• [WHAT IS EXPECTED]
Nothing beyond the line containing "91.8, 91.0, 91.0]" is to be printed; print exactly each line from the start of the records below through that line, leaving out pictures.

(Code that draws figures)

___

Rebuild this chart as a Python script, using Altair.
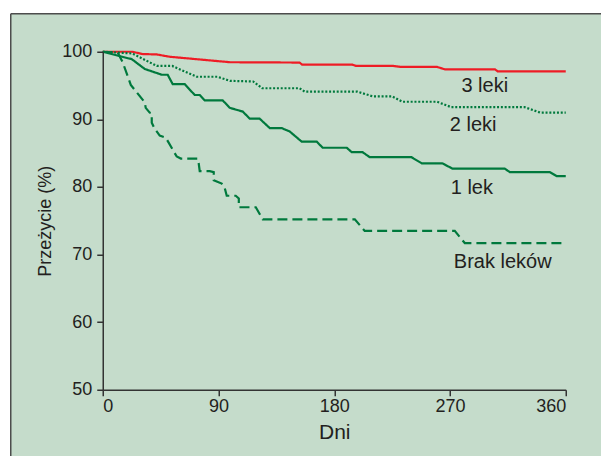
import altair as alt
import pandas as pd

# ---- data ----
series_names = ["3 leki", "2 leki", "1 lek", "Brak leków"]

days_3 = [0, 23, 31, 42, 52, 99, 153, 155, 194, 197, 226, 232, 260, 266, 305, 307, 360]
surv_3 = [100, 100, 99.66, 99.6, 99.26, 98.45, 98.4, 98.1, 98.1, 97.9, 97.9, 97.75, 97.75, 97.4, 97.4, 97.1, 97.1]

days_2 = [0, 23, 42, 54, 73, 89, 99, 117, 124, 153, 157, 198, 210, 225, 233, 260, 271, 328, 340, 360]
surv_2 = [100, 99.75, 97.9, 97.9, 96.3, 96.3, 95.7, 95.6, 94.6, 94.6, 94.1, 94.1, 93.4, 93.4, 92.6, 92.6, 91.8, 91.8, 91.0, 91.0]

days_1 = [0, 22.6, 32.7, 45.9, 50.5, 54.4, 63.8, 71.5, 75.4, 79.3, 93.3, 98.8, 108.9, 114.3, 122, 129.9,
          139.2, 145.4, 154.7, 166.4, 171, 189.7, 193.6, 202, 207.6, 240, 248, 264, 272, 312.6, 316.5,
          347.6, 353, 360]
surv_1 = [100, 98.9, 97.45, 96.6, 96.6, 95.2, 95.2, 93.6, 93.6, 92.8, 92.8, 91.7, 91.15, 90.1, 90.1, 88.7,
          88.7, 88.2, 86.7, 86.7, 85.8, 85.8, 85.15, 85.15, 84.4, 84.4, 83.5, 83.5, 82.7, 82.7, 82.2,
          82.2, 81.6, 81.6]

days_0 = [0, 11.7, 15.6, 21.8, 26.4, 32.7, 33.4, 36.5, 38.1, 38.1, 40.4, 44.3, 49.0, 57.5, 60.7, 73.9,
          74.6, 75.4, 83.2, 86.3, 86.3, 92.5, 94.9, 96.4, 103.4, 105.8, 105.8, 119, 124.4, 196, 203.7,
          273.7, 281.5, 360]
surv_0 = [100, 99.85, 98.4, 95.1, 94.0, 92.5, 91.7, 91.0, 90.9, 89.5, 88.6, 87.6, 87.3, 84.5, 84.2, 84.2,
          83.5, 82.35, 82.35, 82.2, 81.0, 80.5, 79.8, 78.7, 78.7, 78.3, 77.0, 77.0, 75.2, 75.2, 73.5,
          73.5, 71.7, 71.7]

label_text = ["3 leki", "2 leki", "1 lek", "Brak leków"]
label_day = [297, 288, 287, 311]
label_val = [95.0, 89.15, 79.85, 68.9]

x_ticks = [0, 90, 180, 270, 360]
y_ticks = [50, 60, 70, 80, 90, 100]

GREEN = "#00793d"
RED = "#ee1c25"
BG = "#c5dccb"
TXT = "#231f20"
FONT = "Liberation Sans"

rows = []
for name, d, v in zip(series_names, [days_3, days_2, days_1, days_0], [surv_3, surv_2, surv_1, surv_0]):
    for i, (a, b) in enumerate(zip(d, v)):
        rows.append({"series": name, "day": a, "surv": b, "ord": i})
df = pd.DataFrame(rows)

labels_df = pd.DataFrame({"text": label_text, "day": label_day, "surv": label_val})

x_enc = alt.X("day:Q", scale=alt.Scale(domain=[0, 360], nice=False, zero=False),
              axis=alt.Axis(values=x_ticks, title="Dni", grid=False, tickSize=6, labelPadding=2,
                            titlePadding=6, labelFontSize=18, titleFontSize=21,
                            titleFontWeight="normal", zindex=1))
y_enc = alt.Y("surv:Q", scale=alt.Scale(domain=[50, 100], nice=False, zero=False),
              axis=alt.Axis(values=y_ticks, title="Przeżycie (%)", grid=False, tickSize=6,
                            labelPadding=5, titlePadding=7, labelFontSize=18, titleFontSize=18,
                            titleFontWeight="normal", zindex=1))

one = pd.DataFrame({"a": [0]})
frame = alt.Chart(one).mark_rect(fill=BG, strokeWidth=0).encode(
    x=alt.value(-92), x2=alt.value(530), y=alt.value(-38), y2=alt.value(430))
frame_top = alt.Chart(one).mark_rule(color="#4d4d4d", strokeWidth=1.5).encode(
    x=alt.value(-92), x2=alt.value(530), y=alt.value(-38))
frame_left = alt.Chart(one).mark_rule(color="#4d4d4d", strokeWidth=1.5).encode(
    x=alt.value(-92), y=alt.value(-38), y2=alt.value(430))

lines = alt.Chart(df).mark_line(strokeWidth=2.2, strokeCap="butt").encode(
    x=x_enc,
    y=y_enc,
    detail="series:N",
    order="ord:Q",
    color=alt.Color("series:N", scale=alt.Scale(domain=series_names, range=[RED, GREEN, GREEN, GREEN]),
                    legend=None),
    strokeDash=alt.StrokeDash("series:N", scale=alt.Scale(domain=series_names,
                                                          range=[[1, 0], [2, 1.8], [1, 0], [10, 5]]),
                              legend=None),
)

texts = alt.Chart(labels_df).mark_text(fontSize=20, font=FONT, color=TXT, align="center",
                                        baseline="middle").encode(
    x="day:Q", y="surv:Q", text="text:N")

chart = alt.layer(frame, frame_top, frame_left, lines, texts).properties(
    width=463, height=338,
    autosize=alt.AutoSizeParams(type="none"),
    padding={"left": 94.75, "top": 43.75, "right": 35, "bottom": 66},
    background="white",
).configure_view(stroke=None).configure_axis(
    labelFont=FONT, titleFont=FONT, labelColor=TXT, titleColor=TXT,
    domainColor="#333333", tickColor="#333333", domainWidth=1.5, tickWidth=1.5,
)

chart.save("out.html", embed_options={"renderer": "svg", "actions": False})
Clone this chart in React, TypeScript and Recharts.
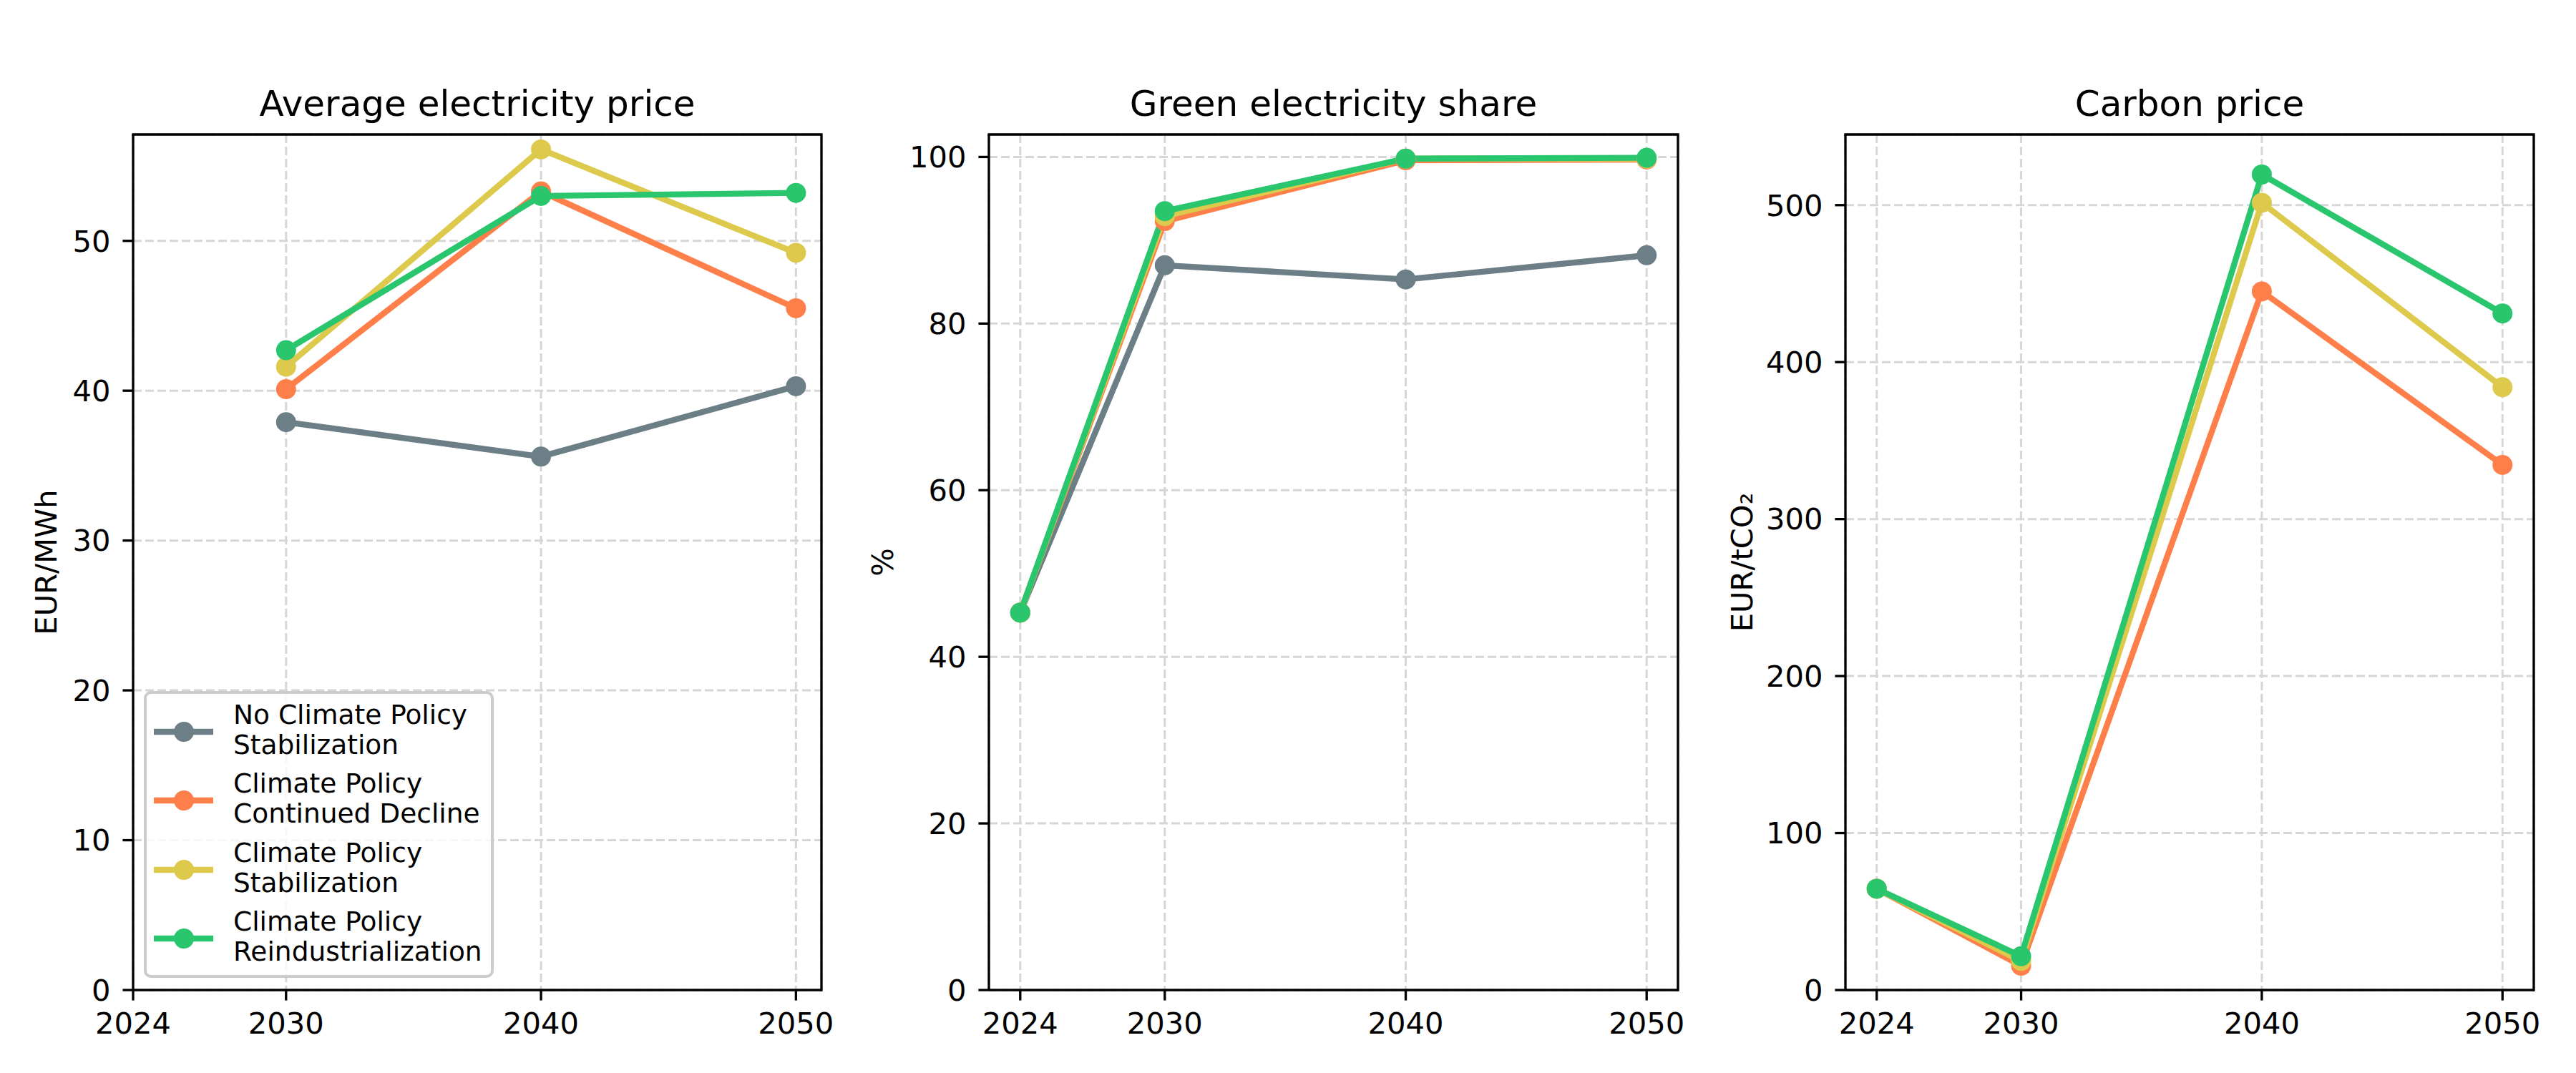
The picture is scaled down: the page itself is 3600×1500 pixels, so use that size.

___

• [OUTPUT OF THE EXERCISE]
Rebuild this chart as a Python script, using Altair.
import altair as alt
import pandas as pd

# ---- data ----
series_names = ["3 leki", "2 leki", "1 lek", "Brak leków"]

days_3 = [0, 23, 31, 42, 52, 99, 153, 155, 194, 197, 226, 232, 260, 266, 305, 307, 360]
surv_3 = [100, 100, 99.66, 99.6, 99.26, 98.45, 98.4, 98.1, 98.1, 97.9, 97.9, 97.75, 97.75, 97.4, 97.4, 97.1, 97.1]

days_2 = [0, 23, 42, 54, 73, 89, 99, 117, 124, 153, 157, 198, 210, 225, 233, 260, 271, 328, 340, 360]
surv_2 = [100, 99.75, 97.9, 97.9, 96.3, 96.3, 95.7, 95.6, 94.6, 94.6, 94.1, 94.1, 93.4, 93.4, 92.6, 92.6, 91.8, 91.8, 91.0, 91.0]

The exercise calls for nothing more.